To do —
Only the lines from the one containing "Output the Python" through the one containing "plt.rcParams['font.family'] = ['Liberation" belong in the answer; copy them exactly and leave out pictures.

Material for the task —
####################
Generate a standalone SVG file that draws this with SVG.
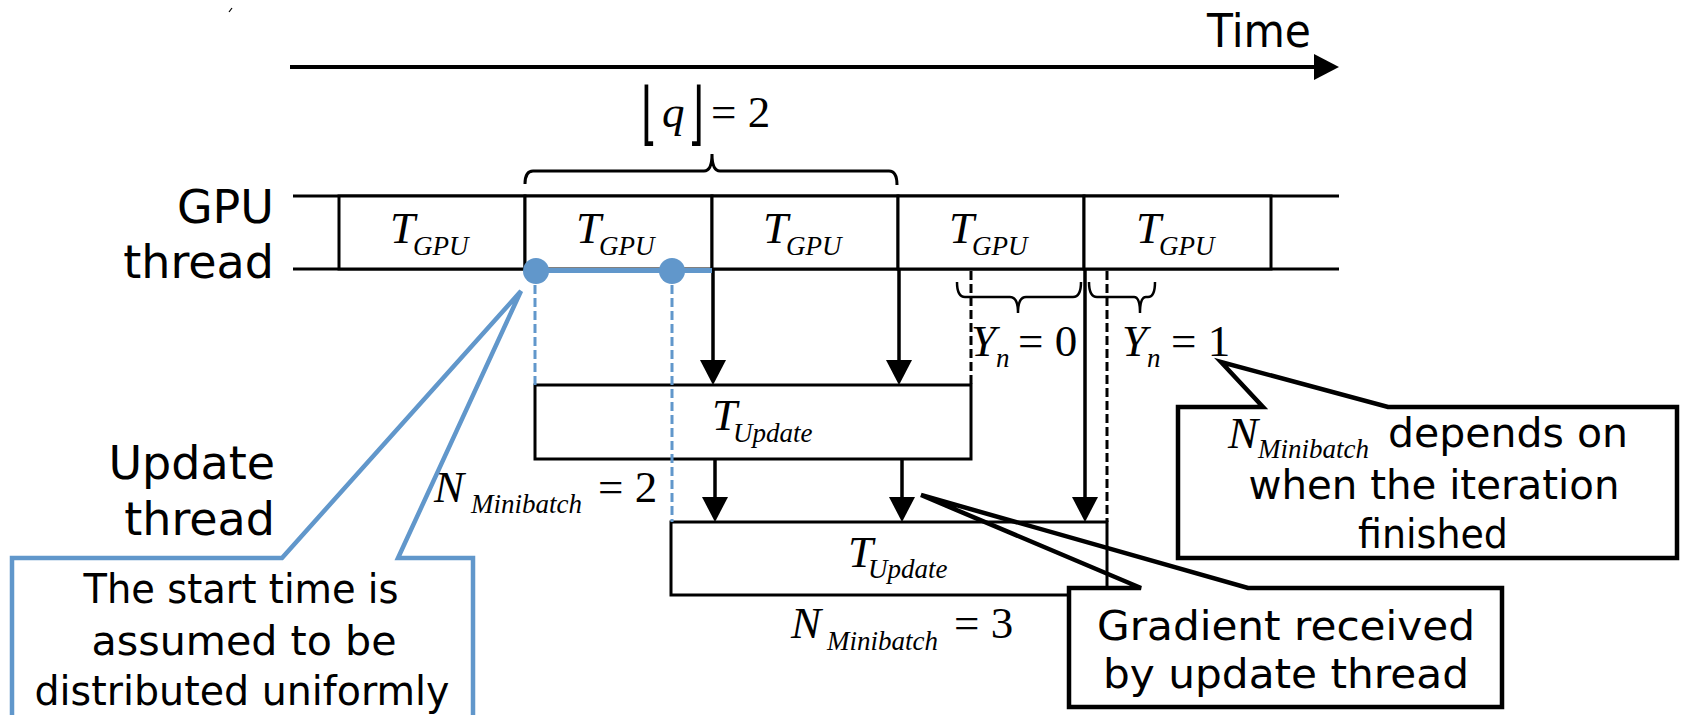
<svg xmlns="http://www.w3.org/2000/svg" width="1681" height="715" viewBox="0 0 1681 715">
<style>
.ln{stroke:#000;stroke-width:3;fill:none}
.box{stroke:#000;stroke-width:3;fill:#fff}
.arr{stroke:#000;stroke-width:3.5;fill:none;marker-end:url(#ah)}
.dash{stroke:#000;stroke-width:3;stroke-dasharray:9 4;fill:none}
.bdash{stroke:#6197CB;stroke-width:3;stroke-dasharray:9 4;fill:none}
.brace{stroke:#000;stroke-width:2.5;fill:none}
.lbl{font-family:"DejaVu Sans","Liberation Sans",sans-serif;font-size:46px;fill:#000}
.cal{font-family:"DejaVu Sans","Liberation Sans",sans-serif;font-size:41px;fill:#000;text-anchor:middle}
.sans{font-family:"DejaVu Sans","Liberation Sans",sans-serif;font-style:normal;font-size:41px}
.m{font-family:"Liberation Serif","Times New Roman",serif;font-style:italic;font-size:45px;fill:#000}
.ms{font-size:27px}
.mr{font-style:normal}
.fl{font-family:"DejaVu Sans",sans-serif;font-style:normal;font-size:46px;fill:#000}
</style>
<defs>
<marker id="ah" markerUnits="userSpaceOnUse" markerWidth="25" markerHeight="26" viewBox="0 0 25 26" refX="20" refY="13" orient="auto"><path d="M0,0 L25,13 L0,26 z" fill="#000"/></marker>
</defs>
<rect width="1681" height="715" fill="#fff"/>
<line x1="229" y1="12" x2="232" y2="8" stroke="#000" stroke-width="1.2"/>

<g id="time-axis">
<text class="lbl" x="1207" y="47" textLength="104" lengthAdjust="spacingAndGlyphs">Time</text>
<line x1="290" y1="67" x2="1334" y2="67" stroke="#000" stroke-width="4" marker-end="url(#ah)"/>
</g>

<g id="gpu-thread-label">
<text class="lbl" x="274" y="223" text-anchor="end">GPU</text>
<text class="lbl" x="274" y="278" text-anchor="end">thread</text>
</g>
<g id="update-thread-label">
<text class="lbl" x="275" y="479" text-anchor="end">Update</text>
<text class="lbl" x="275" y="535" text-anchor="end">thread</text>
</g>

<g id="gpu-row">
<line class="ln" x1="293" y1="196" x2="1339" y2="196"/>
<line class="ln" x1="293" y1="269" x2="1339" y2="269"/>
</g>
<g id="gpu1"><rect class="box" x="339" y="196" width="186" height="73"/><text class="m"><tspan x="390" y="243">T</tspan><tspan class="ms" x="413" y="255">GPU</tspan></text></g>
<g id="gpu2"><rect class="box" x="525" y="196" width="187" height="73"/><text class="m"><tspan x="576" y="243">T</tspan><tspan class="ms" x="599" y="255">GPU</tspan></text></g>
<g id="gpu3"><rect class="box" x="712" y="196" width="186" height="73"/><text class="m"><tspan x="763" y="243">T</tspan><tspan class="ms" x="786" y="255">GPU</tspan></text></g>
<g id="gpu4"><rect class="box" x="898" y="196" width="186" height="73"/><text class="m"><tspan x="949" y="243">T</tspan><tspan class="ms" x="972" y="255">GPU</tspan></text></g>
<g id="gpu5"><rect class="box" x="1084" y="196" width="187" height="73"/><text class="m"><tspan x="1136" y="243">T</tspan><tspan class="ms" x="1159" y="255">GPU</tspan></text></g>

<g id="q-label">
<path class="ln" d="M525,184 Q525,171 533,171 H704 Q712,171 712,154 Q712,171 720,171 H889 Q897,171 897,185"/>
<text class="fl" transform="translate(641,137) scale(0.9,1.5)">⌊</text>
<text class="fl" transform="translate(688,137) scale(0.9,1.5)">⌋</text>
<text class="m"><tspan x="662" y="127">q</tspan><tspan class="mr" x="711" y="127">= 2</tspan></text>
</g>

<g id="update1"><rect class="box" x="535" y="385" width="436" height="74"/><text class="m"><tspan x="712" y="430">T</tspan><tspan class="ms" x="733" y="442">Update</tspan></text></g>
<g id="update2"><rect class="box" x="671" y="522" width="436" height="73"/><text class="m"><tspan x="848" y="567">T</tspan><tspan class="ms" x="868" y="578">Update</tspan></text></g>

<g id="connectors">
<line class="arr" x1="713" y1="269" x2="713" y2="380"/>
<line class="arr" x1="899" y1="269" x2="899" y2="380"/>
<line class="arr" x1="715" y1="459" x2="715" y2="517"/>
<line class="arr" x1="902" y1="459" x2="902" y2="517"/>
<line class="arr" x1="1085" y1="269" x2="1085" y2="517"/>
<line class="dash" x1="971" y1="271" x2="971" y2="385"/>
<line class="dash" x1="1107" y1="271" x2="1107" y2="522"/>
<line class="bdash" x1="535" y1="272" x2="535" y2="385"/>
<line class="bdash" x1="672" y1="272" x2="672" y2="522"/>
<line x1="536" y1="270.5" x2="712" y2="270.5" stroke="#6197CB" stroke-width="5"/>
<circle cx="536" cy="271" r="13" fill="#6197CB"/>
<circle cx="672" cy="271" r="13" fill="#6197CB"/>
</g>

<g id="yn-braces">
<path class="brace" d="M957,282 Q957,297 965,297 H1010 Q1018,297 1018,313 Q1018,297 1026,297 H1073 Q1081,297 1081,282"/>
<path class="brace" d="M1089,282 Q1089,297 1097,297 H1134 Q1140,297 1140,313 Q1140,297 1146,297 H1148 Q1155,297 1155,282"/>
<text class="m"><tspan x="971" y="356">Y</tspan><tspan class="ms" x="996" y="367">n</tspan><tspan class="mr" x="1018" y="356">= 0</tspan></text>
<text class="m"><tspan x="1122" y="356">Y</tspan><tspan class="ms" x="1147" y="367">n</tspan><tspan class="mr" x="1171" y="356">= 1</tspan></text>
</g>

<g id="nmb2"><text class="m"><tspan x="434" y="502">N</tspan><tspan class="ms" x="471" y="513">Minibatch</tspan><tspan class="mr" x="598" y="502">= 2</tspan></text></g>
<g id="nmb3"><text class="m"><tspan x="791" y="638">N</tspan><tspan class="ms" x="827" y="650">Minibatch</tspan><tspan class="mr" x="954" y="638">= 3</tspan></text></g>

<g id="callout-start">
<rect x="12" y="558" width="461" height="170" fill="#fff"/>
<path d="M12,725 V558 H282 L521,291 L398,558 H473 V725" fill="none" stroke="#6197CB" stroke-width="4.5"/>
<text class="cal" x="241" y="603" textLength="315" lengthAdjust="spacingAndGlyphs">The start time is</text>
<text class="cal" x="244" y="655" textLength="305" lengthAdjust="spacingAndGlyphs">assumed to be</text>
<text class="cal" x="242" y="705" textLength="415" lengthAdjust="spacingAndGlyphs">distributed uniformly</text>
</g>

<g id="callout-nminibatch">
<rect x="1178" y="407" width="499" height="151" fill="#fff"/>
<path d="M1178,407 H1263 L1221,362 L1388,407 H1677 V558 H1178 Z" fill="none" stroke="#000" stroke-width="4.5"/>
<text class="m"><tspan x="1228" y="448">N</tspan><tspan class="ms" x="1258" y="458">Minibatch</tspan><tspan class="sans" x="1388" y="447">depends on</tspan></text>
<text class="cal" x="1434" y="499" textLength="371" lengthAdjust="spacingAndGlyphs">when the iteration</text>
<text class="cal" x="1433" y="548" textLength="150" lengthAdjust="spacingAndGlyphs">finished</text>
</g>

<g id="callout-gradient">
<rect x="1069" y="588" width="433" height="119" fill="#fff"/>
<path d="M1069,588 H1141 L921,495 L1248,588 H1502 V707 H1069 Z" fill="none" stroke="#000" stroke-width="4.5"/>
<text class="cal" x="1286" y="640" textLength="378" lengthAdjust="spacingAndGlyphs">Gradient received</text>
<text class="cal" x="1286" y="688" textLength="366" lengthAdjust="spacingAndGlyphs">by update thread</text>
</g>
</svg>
####################
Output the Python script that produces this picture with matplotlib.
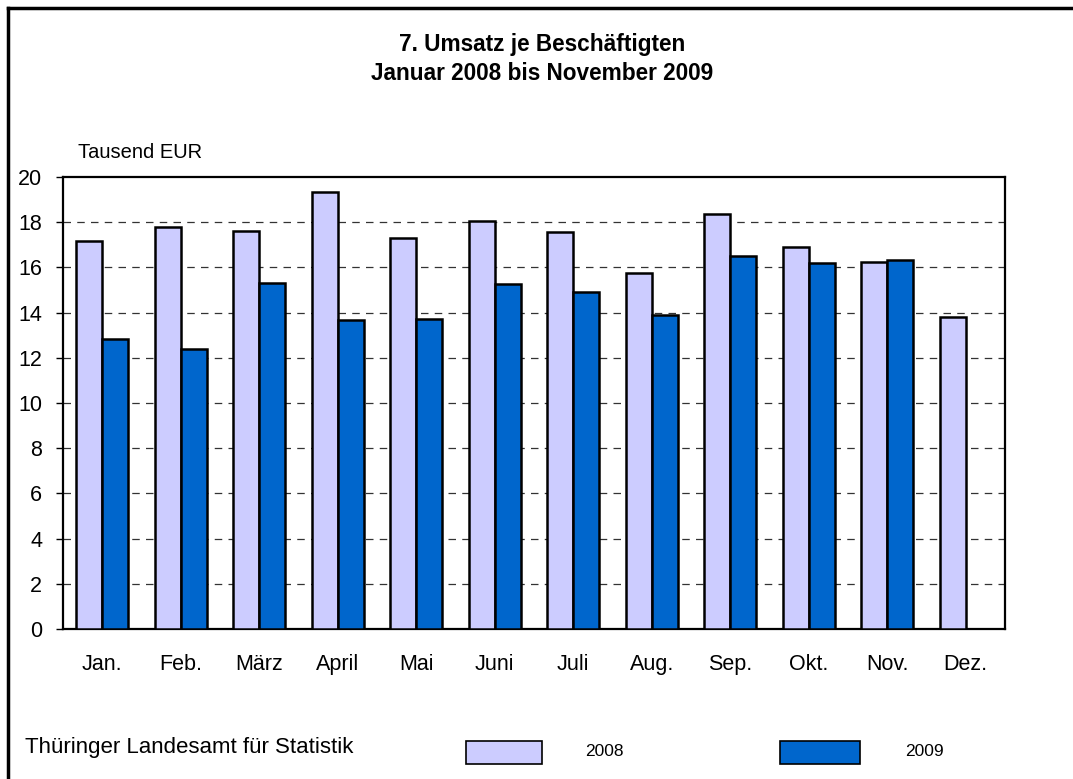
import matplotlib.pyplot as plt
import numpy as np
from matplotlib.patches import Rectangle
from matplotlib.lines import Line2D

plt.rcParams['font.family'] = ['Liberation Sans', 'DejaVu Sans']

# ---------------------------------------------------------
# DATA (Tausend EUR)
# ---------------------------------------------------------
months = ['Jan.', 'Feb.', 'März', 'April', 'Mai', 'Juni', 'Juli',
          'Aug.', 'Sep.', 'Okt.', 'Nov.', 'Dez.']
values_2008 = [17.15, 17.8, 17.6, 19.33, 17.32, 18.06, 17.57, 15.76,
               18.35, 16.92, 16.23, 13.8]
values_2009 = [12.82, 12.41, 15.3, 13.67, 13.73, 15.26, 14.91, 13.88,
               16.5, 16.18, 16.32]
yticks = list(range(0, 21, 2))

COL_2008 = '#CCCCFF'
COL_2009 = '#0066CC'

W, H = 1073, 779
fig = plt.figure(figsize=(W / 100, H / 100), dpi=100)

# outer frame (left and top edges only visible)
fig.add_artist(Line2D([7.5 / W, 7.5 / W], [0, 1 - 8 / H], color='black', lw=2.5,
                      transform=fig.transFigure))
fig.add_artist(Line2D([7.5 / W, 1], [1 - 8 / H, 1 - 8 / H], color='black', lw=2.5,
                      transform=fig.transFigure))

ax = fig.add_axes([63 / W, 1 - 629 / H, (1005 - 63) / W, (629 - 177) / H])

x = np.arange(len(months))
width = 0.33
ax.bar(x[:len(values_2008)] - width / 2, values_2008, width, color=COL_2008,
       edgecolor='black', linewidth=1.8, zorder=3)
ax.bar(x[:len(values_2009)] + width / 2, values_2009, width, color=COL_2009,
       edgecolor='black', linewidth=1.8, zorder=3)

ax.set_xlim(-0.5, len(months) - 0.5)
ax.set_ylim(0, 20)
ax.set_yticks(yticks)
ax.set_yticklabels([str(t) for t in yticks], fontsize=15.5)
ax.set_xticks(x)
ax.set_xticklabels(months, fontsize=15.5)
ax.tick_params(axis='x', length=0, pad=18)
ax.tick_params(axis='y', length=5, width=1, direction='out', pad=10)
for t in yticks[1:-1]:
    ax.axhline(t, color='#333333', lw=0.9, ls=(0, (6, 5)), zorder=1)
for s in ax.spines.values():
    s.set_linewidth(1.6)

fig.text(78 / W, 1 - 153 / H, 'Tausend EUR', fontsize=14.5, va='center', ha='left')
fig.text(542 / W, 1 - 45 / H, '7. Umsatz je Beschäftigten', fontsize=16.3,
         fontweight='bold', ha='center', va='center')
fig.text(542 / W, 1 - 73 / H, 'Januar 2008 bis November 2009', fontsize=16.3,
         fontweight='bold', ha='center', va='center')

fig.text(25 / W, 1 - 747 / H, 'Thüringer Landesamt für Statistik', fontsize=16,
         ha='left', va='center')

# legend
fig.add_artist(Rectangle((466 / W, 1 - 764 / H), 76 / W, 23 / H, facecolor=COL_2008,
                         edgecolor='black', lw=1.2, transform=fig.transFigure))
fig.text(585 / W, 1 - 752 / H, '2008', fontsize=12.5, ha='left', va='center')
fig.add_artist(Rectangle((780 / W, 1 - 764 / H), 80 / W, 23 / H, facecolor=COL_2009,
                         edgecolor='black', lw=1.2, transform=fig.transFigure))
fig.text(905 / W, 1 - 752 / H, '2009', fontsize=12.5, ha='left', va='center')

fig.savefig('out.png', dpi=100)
####################
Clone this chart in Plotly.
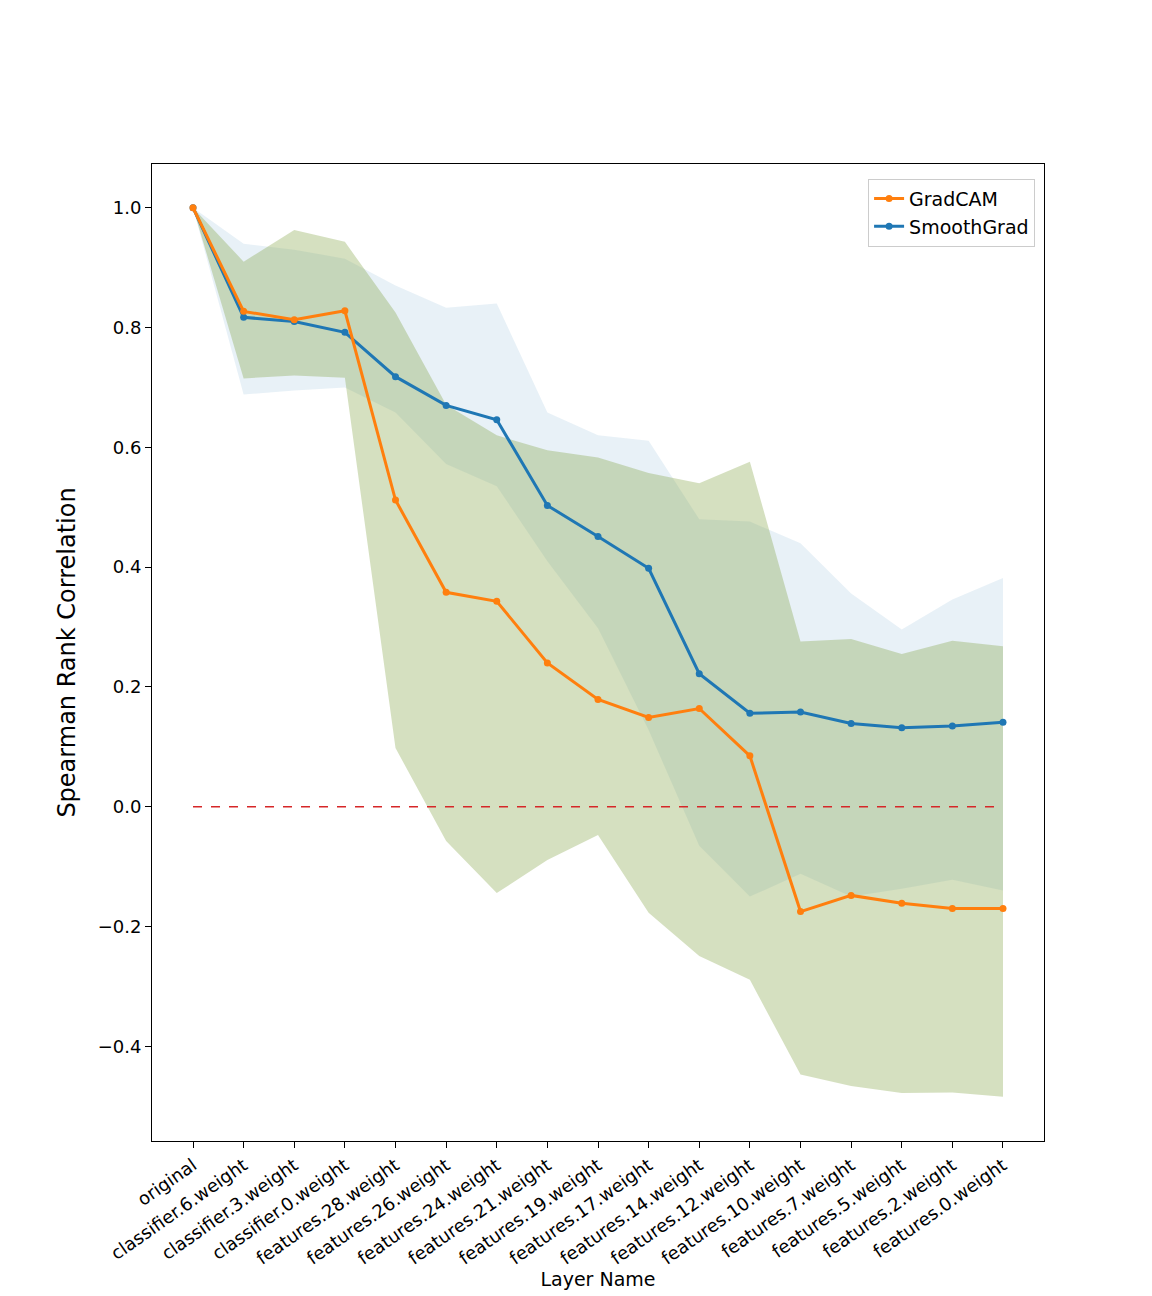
####################
Task output —
Output the Python script that produces this picture with matplotlib.
import matplotlib.pyplot as plt
import numpy as np
from matplotlib.patches import Rectangle
from matplotlib.lines import Line2D

plt.rcParams['font.family'] = ['Liberation Sans', 'DejaVu Sans']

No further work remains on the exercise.